I'm a 20 year old gay man. I go to school in Massachusetts, but am from Texas. I met this guy over the Summer (in TX) and we went on dates everyday for about 7 days. These dates were amazing and we just couldn't get enough of each other. However, he had to leave for an internship in Mexico. We had sort of established that since he goes to school in MI, we could visit each other frequently. It did not happen, as he went to Michigan for 5 days (while still talking to me, although he stopped, sort of) and went back to his ex-boyfriend (found out through facebook), who he said he was still in love with (he said he couldn't control his feelings). I suffered so much that Summer, was depressed, but nevertheless still in love.
Fast forward and he broke up with his boyfriend .He realized he fell for me and the ex cheated on him after my guy stopped acting like his bf and everything. He visited me at school in MA on Labor Day weekend (said he never takes risks but he had decided to do this sort of suddenly) and we had the greatest time. We went to NYC, he bought a car. we slept together, etc. He is always so happy when he's with me, and I'm happiest with him. The goodbye was painful but I'm visiting him in 6 days.

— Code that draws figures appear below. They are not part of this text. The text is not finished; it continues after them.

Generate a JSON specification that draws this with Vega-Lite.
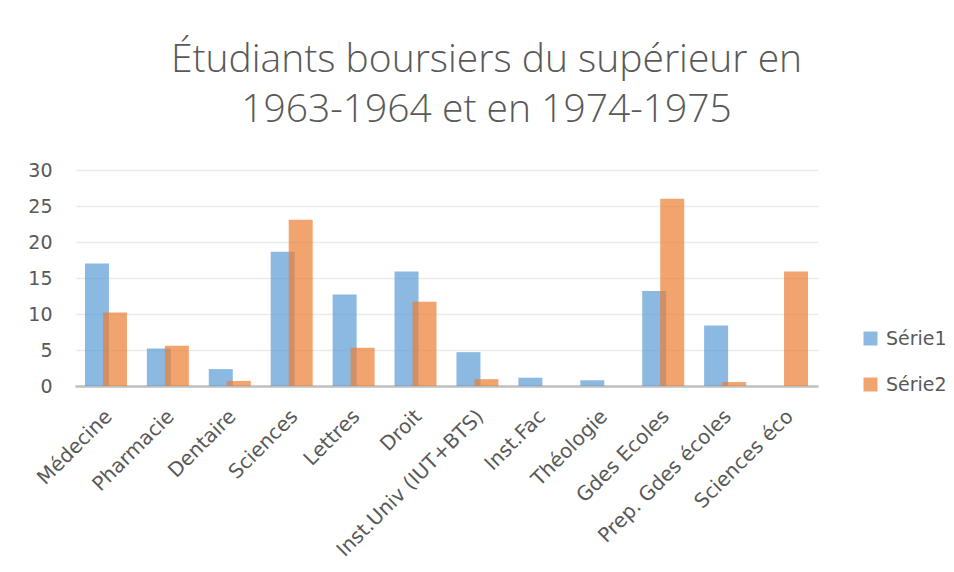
{
  "$schema": "https://vega.github.io/schema/vega-lite/v6.json",
  "width": 743,
  "height": 216,
  "autosize": "none",
  "padding": {"left": 75, "top": 170, "right": 136, "bottom": 186},
  "background": "#ffffff",
  "title": {
    "text": ["Étudiants boursiers du supérieur en", "1963-1964 et en 1974-1975"],
    "font": "Open Sans",
    "fontWeight": 300,
    "fontSize": 39,
    "color": "#595959",
    "anchor": "middle",
    "dx": 40,
    "dy": 46,
    "lineHeight": 50,
    "baseline": "alphabetic",
    "offset": 46
  },
  "data": {
    "values": [
      {"cat": "Médecine", "s1": 17.0, "s2": 10.2},
      {"cat": "Pharmacie", "s1": 5.2, "s2": 5.6},
      {"cat": "Dentaire", "s1": 2.35, "s2": 0.7},
      {"cat": "Sciences", "s1": 18.65, "s2": 23.1},
      {"cat": "Lettres", "s1": 12.7, "s2": 5.3},
      {"cat": "Droit", "s1": 15.9, "s2": 11.7},
      {"cat": "Inst.Univ (IUT+BTS)", "s1": 4.7, "s2": 0.95},
      {"cat": "Inst.Fac", "s1": 1.15, "s2": 0},
      {"cat": "Théologie", "s1": 0.8, "s2": 0},
      {"cat": "Gdes Ecoles", "s1": 13.2, "s2": 26.0},
      {"cat": "Prep. Gdes écoles", "s1": 8.4, "s2": 0.55},
      {"cat": "Sciences éco", "s1": 0, "s2": 15.9}
    ]
  },
  "encoding": {
    "x": {
      "field": "cat",
      "type": "nominal",
      "sort": null,
      "title": null,
      "scale": {"paddingInner": 0, "paddingOuter": 0},
      "axis": {
        "labelAngle": -45,
        "labelAlign": "right",
        "labelBaseline": "middle",
        "labelPadding": 27,
        "labelOffset": 3,
        "labelFont": "DejaVu Sans",
        "labelFontSize": 20,
        "labelColor": "#595959",
        "ticks": false,
        "domainColor": "#BFBFBF",
        "domainWidth": 2.5,
        "grid": false,
        "labelOverlap": false,
        "labelLimit": 400
      }
    }
  },
  "layer": [
    {
      "mark": {"type": "bar", "width": 24, "xOffset": -9, "opacity": 0.7},
      "encoding": {
        "y": {
          "field": "s1",
          "type": "quantitative",
          "title": null,
          "scale": {"domain": [0, 30], "nice": false},
          "axis": {
            "values": [0, 5, 10, 15, 20, 25, 30],
            "labelOverlap": false,
            "domain": false,
            "ticks": false,
            "labelPadding": 23,
            "labelFont": "DejaVu Sans",
            "labelFontSize": 19,
            "labelColor": "#595959",
            "gridColor": "#EBEBEB",
            "gridWidth": 1.3
          }
        },
        "color": {"datum": "Série1"}
      }
    },
    {
      "mark": {"type": "bar", "width": 24, "xOffset": 9, "opacity": 0.7},
      "encoding": {
        "y": {
          "field": "s2",
          "type": "quantitative",
          "title": null,
          "scale": {"domain": [0, 30], "nice": false},
          "axis": {
            "values": [0, 5, 10, 15, 20, 25, 30],
            "labelOverlap": false,
            "domain": false,
            "ticks": false,
            "labelPadding": 23,
            "labelFont": "DejaVu Sans",
            "labelFontSize": 19,
            "labelColor": "#595959",
            "gridColor": "#EBEBEB",
            "gridWidth": 1.3
          }
        },
        "color": {"datum": "Série2"}
      }
    }
  ],
  "resolve": {"scale": {"y": "shared"}},
  "config": {
    "view": {"stroke": null},
    "range": {"category": ["#5B9BD5", "#ED7D31"]},
    "legend": {
      "orient": "none",
      "legendX": 786,
      "legendY": 159,
      "title": null,
      "symbolType": "square",
      "symbolSize": 196,
      "symbolOpacity": 0.7,
      "symbolStrokeWidth": 0,
      "labelFont": "DejaVu Sans",
      "labelFontSize": 19,
      "labelColor": "#595959",
      "labelOffset": 6,
      "rowPadding": 26
    }
  }
}
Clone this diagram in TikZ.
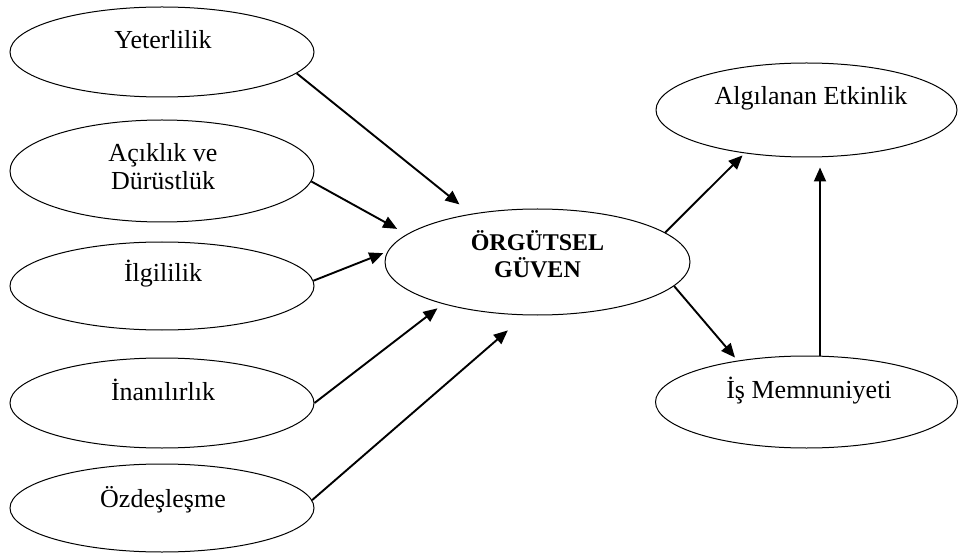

The problem is that I'm feeling him extremely detached from me for the past week. He doesn't show me affection, calls me nice names like he had been doing, and doesn't text me first anymore. I feel like he's losing interest, but why? He deactivated his facebook because he says people there nag him all the time. I'm also thinking he might need space, since we have been texting all day everyday, but it might get boring for him. I had confronted him about him not talking about his feelings about 3 weeks ago, but he said that he was upset that he couldn't see me when he wants me, which causes him to shut down. He told me that me doubting the "relationship" (we are not official as I told him doing this would put pressure on us; he used "us" or "this," I forgot which) was a turnoff because he likes confidence, so he was doubting is as well now. He told me I should think if we should end it, but of course I said no. He said to think about it, but I said no after I "thought about it" the next day. One day though, he told me "And don't feel like a bother, I love you tons!" He told me his feelings for me hadn't changed.
After wondering why I'd get extremely anxious about anticipated texts, I realized that I might have an anxious attachment to him, especially because texts are basically the only way through which we communicate. I don't want to lose him, but I realized that me freaking out so easily and not letting the relationship breathe would kill it, so I stopped freaking out so much.
Now I think that it's his personality though. I feel like he might be a little insecure himself, but doesn't like admitting it. He likes to think of himself as being very alpha, very proud, a very charming and confident guy, but I know he also has a soft spot. I just know this whole wall he puts (pushing away) is because he's been hurt before, so he does it to not get hurt anymore. It's a coping mechanism. The thing though, is that sometimes he will tell me "I just realized that 8 guys like me," and the other night I told him I'd give him a massage and he replied "I really need one. I know there's at least one guy who would give me one, but Idk:/" I got mad and just said goodnight, to which he replied "goodnight

His parents divorced when he was a child (his father left him and his family and then he accused them of being drug addicts, etc so he wouldn't have to give them money) and his mother has never really showed him affection. He says she never really tells him she loves him or anything, but I have noticed he loves the woman (he said she's the most important person in his life). He's also very conservative for a gay man, although he does wear Abercrombie and likes money a lot. I feel like the issue with his parents' divorce is why he might be like that. He's studying Law and I told him maybe he has issues with divorce because of his childhood, to which he agreed.
In real life, however, he's very affectionate to me; it's so perfect and we both say it! We have told each other we are perfect for each other, and it's endless happiness when we see each other, which is why I'm visiting and his school to hopefully transfer there. I know I'm in love with him. I just don't know why he hasn't been showing affection lately though, although he has been having A LOT of work and has been sleeping at 4 a.m., 5, etc. I guess him texting me means he still likes me, but he hasn't told me he loves me in a week even after I tell him I do.
Now the big question: Could it be that he's losing interest/attachment, or he is just busy? And how can I make him communicate with me and tell me nice things yet not force anything? I don't like forcing things and know I do better with him when I'm myself and honest. I'll be seeing him for a week in about 6 days, but what should I do to keep this going after that? I won't be visiting him again until Thanksgiving, so I'm afraid that a 2-month physical separation might bring out demons. Thank you.